Occasion manquée ou texte équilibré ?
Lors des explications de vote sur le scrutin public demandé par la groupe LR, Martial Saddier, député (LR) de Haute-Savoie - département le plus touché par la question - a regretté que la proposition de loi ait été "vidée de son contenu" lors de son passage en commission. Il a rappelé que "dans certains [départements], des tensions, notamment avec les milieux économiques - je pense particulièrement aux agriculteurs - deviennent inacceptables. Nous faisons partie de ceux qui n'auront pas cessé de dire qu'elles déboucheront un jour sur des drames".
Pour le groupe UDI-Agir et indépendants, Sophie Auconie, députée d'Indre-et-Loire, s'est également prononcée contre le texte, jugeant que "les collectivités locales se doivent d'honorer leurs engagements légaux et de mettre à la disposition des communautés des gens du voyage des terrains et des aires d'accueil adaptés [...]. En contrepartie, les membres de la communauté des gens du voyage doivent aussi se conformer aux règles en vigueur et veiller à ne pas troubler l'ordre public en occupant illégalement des terrains publics ou privés".

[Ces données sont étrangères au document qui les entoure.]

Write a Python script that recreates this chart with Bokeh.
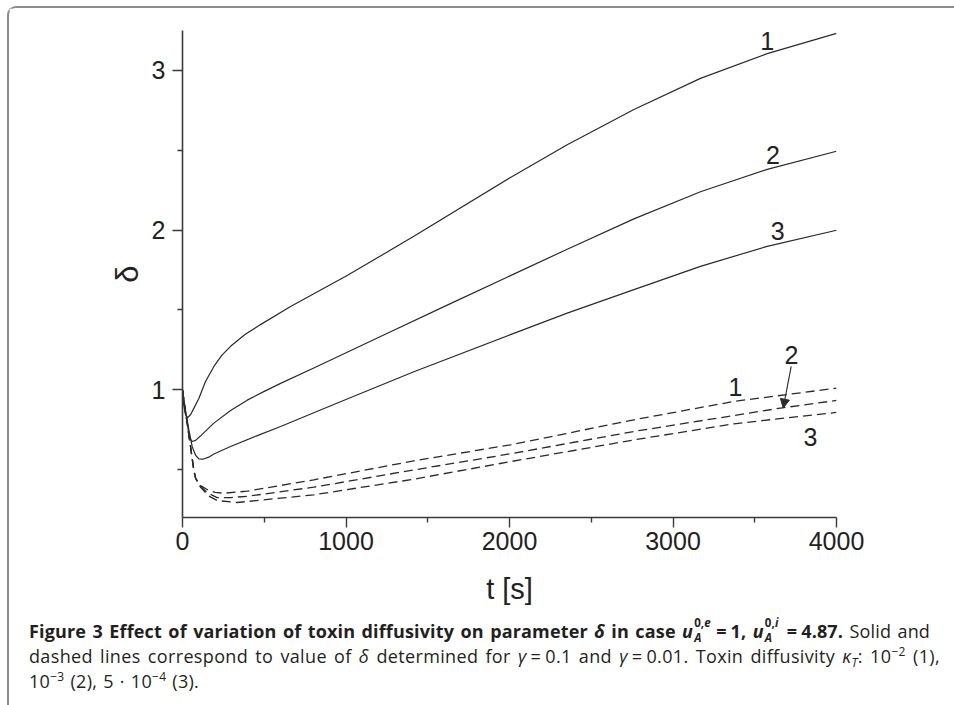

A l'inverse, Bastien Lachaud, député (LFI) de Seine-Saint-Denis, a refusé de voter le texte, mais en considérant que "même si cette proposition de loi a été édulcorée de ses dispositions les plus graves, il reste de nombreuses mesures particulièrement problématiques".
Pour le groupe LREM, Didier Paris, député de Côte d'Or, estime au contraire que la proposition de loi a su "conserver un point d'équilibre, qui n'est évidemment pas aisé à trouver". Il a rappelé qu'"aucune raison ne justifierait que les collectivités lèvent le pied dans l'effort qu'elles accomplissent concernant les conditions d'accueil des gens du voyage", indiquant au passage que "50% des aires de grand passage et seulement 18% des schémas départementaux sont conformes à la loi Besson".
Le sort du texte se jouera désormais lors de la navette parlementaire et de la commission mixte paritaire.
Références : proposition de loi relative à l'accueil des gens du voyage et à la lutte contre les installations illicites (adoptée en première lecture par le Sénat le 31octobre 2017 et par l'Assemblée nationale le 21 juin 2018).